◆ PROMPT: Without the pictures, return exactly the lines from the one with "Write the Chart.js code for this chart." through the one with "return v.toFixed(1).replace('.', ',');". Both end lines belong in the copy.

◆ RAW RECORDS:
▼
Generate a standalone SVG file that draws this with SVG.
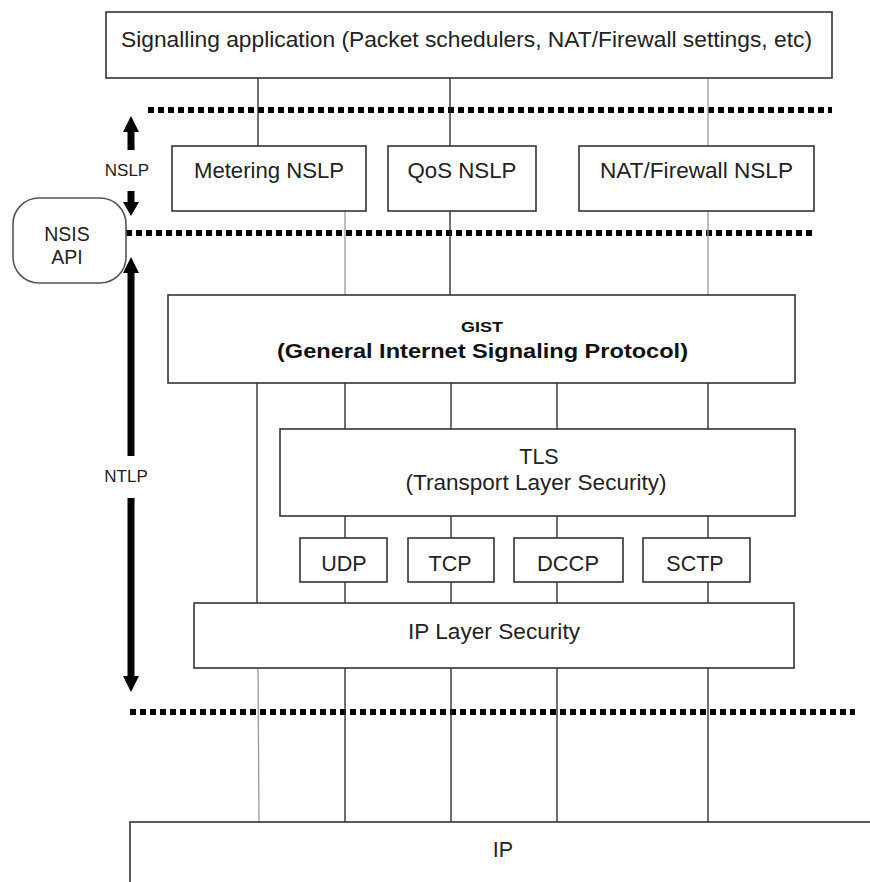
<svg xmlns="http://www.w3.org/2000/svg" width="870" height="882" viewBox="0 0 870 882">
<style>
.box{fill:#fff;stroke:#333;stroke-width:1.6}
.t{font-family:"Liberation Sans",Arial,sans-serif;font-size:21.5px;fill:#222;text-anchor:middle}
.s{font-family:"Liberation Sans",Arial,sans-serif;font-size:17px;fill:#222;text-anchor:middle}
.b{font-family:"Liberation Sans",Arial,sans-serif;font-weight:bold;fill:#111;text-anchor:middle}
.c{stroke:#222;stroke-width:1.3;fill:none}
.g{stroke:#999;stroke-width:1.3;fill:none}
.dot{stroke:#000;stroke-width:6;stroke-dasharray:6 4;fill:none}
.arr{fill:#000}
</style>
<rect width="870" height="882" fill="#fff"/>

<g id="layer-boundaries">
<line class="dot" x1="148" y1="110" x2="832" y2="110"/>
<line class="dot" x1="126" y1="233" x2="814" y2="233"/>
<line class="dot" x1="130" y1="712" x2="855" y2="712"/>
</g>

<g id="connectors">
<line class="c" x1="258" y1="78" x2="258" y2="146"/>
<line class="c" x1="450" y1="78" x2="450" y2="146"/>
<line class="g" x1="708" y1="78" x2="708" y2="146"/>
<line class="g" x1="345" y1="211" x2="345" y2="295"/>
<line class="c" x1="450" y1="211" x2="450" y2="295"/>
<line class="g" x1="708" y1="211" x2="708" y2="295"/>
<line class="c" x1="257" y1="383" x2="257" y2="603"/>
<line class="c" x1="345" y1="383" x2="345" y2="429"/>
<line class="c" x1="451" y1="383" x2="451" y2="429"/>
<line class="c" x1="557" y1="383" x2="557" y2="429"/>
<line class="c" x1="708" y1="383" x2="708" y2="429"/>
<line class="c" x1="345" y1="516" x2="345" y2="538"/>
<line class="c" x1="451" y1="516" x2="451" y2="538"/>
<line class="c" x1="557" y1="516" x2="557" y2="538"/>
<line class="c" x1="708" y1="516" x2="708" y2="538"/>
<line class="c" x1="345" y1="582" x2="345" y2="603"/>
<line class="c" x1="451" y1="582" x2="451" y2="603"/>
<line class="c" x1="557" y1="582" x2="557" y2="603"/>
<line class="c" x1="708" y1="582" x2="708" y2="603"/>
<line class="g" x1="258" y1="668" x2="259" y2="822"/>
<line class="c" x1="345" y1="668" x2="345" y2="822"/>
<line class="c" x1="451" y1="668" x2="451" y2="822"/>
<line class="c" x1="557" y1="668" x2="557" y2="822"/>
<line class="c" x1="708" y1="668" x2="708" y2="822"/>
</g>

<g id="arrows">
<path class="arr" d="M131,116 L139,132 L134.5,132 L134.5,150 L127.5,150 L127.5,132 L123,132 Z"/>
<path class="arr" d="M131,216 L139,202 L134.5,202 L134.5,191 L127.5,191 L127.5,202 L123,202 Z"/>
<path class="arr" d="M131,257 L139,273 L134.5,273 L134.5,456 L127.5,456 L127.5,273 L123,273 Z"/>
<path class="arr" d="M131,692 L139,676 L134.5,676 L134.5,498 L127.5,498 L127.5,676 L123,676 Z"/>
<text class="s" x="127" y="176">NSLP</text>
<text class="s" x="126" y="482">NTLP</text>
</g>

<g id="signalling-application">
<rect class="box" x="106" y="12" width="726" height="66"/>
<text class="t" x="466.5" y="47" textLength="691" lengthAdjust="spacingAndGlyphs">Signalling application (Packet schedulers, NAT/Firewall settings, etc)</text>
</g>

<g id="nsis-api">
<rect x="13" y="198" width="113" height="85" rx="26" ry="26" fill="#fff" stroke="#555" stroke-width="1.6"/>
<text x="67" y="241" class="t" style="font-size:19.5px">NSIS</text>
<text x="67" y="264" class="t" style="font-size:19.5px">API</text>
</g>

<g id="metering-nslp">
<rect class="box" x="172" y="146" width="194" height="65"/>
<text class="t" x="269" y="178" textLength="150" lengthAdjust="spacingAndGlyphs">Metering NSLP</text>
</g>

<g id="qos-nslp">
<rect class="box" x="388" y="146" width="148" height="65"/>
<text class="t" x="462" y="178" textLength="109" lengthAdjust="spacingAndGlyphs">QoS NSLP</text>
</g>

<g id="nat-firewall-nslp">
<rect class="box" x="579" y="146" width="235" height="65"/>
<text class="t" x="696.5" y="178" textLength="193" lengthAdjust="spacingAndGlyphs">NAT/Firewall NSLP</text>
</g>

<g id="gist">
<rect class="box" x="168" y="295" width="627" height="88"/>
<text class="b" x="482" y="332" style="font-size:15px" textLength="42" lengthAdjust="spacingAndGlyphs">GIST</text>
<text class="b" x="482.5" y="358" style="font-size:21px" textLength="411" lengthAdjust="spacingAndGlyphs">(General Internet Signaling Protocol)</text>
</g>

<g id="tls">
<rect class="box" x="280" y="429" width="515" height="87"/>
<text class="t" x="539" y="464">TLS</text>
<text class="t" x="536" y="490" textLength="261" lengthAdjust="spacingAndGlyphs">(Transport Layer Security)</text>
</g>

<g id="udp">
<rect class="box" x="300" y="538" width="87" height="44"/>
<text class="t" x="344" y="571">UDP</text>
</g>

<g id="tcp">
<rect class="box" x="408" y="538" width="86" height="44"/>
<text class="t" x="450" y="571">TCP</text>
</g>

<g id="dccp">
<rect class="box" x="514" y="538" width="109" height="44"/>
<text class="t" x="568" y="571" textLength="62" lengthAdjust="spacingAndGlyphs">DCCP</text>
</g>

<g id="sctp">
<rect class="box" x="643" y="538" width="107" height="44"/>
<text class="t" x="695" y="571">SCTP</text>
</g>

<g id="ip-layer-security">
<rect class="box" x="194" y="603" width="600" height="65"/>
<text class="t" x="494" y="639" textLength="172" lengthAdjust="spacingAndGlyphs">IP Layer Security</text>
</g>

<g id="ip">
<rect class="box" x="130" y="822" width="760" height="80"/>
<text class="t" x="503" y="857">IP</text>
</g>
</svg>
▲
▼
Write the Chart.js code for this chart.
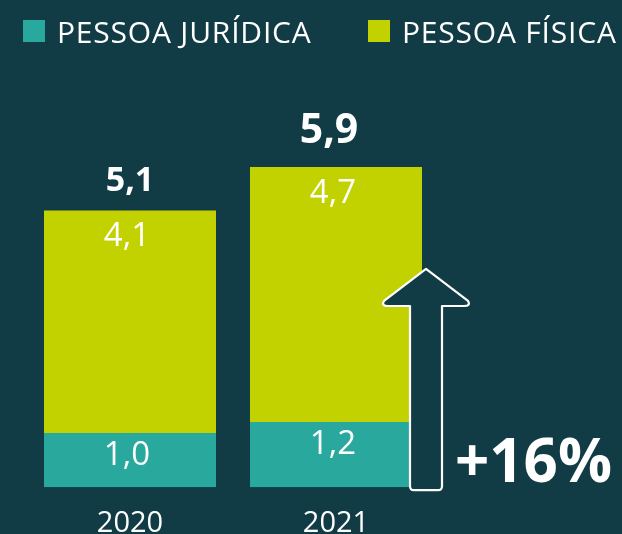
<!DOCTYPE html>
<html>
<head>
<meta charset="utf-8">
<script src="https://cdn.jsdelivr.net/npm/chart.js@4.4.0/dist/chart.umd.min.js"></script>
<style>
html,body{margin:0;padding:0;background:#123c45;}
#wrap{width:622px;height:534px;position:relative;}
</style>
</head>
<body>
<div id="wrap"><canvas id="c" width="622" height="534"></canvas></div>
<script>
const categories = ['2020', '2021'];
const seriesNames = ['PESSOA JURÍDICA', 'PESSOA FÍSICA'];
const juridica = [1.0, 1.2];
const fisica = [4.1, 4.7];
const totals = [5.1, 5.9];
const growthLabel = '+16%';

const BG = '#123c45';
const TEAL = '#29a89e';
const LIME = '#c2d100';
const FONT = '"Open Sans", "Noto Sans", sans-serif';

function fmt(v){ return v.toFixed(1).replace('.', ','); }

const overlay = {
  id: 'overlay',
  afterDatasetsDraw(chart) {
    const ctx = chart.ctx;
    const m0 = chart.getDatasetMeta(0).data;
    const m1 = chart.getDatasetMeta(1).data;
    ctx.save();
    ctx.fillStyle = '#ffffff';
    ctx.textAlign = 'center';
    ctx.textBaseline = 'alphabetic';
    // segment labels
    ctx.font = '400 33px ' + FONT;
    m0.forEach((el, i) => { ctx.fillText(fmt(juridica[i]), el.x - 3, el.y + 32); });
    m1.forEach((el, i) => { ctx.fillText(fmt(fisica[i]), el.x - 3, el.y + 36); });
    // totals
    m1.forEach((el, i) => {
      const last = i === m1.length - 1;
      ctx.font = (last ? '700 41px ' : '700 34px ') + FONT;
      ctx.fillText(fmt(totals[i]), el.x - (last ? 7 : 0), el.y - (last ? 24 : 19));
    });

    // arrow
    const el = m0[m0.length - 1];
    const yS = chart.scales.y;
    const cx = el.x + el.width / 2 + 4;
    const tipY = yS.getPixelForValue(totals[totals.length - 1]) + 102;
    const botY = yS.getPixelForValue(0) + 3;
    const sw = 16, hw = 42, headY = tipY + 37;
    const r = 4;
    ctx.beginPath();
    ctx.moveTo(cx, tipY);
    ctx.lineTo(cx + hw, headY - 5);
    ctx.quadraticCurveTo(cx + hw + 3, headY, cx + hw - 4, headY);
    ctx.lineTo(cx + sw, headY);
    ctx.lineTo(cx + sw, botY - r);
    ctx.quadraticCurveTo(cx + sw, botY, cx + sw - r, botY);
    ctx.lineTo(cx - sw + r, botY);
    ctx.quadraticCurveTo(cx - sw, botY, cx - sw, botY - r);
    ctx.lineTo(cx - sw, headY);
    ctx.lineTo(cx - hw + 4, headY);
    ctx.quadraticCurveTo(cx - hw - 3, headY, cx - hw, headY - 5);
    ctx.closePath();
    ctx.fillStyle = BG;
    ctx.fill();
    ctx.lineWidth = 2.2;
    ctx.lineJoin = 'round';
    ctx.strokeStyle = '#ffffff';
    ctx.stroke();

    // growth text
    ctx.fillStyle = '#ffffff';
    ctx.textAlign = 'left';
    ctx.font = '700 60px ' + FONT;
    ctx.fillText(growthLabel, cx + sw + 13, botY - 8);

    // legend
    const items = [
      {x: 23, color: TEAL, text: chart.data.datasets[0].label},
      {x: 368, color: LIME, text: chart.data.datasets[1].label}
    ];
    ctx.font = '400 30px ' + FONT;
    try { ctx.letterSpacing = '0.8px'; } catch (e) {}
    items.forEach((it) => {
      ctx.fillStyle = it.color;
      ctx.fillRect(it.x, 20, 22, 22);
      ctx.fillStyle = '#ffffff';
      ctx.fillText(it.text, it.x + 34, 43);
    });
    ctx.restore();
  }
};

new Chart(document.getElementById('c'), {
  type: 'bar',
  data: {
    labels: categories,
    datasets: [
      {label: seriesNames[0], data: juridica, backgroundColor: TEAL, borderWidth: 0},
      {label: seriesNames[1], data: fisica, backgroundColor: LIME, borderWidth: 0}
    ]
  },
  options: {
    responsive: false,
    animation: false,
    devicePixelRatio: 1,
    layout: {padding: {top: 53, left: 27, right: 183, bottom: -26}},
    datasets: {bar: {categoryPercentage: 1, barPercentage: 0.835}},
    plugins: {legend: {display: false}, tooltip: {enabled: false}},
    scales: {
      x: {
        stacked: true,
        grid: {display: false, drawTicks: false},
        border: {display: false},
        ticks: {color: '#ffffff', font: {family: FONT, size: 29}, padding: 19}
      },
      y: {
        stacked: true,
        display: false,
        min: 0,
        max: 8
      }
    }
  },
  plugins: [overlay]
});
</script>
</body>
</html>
▲
◆ OUTPUT FOR THIS EXERCISE:
Write the Chart.js code for this chart.
<!DOCTYPE html>
<html>
<head>
<meta charset="utf-8">
<script src="https://cdn.jsdelivr.net/npm/chart.js@4.4.0/dist/chart.umd.min.js"></script>
<style>
html,body{margin:0;padding:0;background:#123c45;}
#wrap{width:622px;height:534px;position:relative;}
</style>
</head>
<body>
<div id="wrap"><canvas id="c" width="622" height="534"></canvas></div>
<script>
const categories = ['2020', '2021'];
const seriesNames = ['PESSOA JURÍDICA', 'PESSOA FÍSICA'];
const juridica = [1.0, 1.2];
const fisica = [4.1, 4.7];
const totals = [5.1, 5.9];
const growthLabel = '+16%';

const BG = '#123c45';
const TEAL = '#29a89e';
const LIME = '#c2d100';
const FONT = '"Open Sans", "Noto Sans", sans-serif';

function fmt(v){ return v.toFixed(1).replace('.', ','); }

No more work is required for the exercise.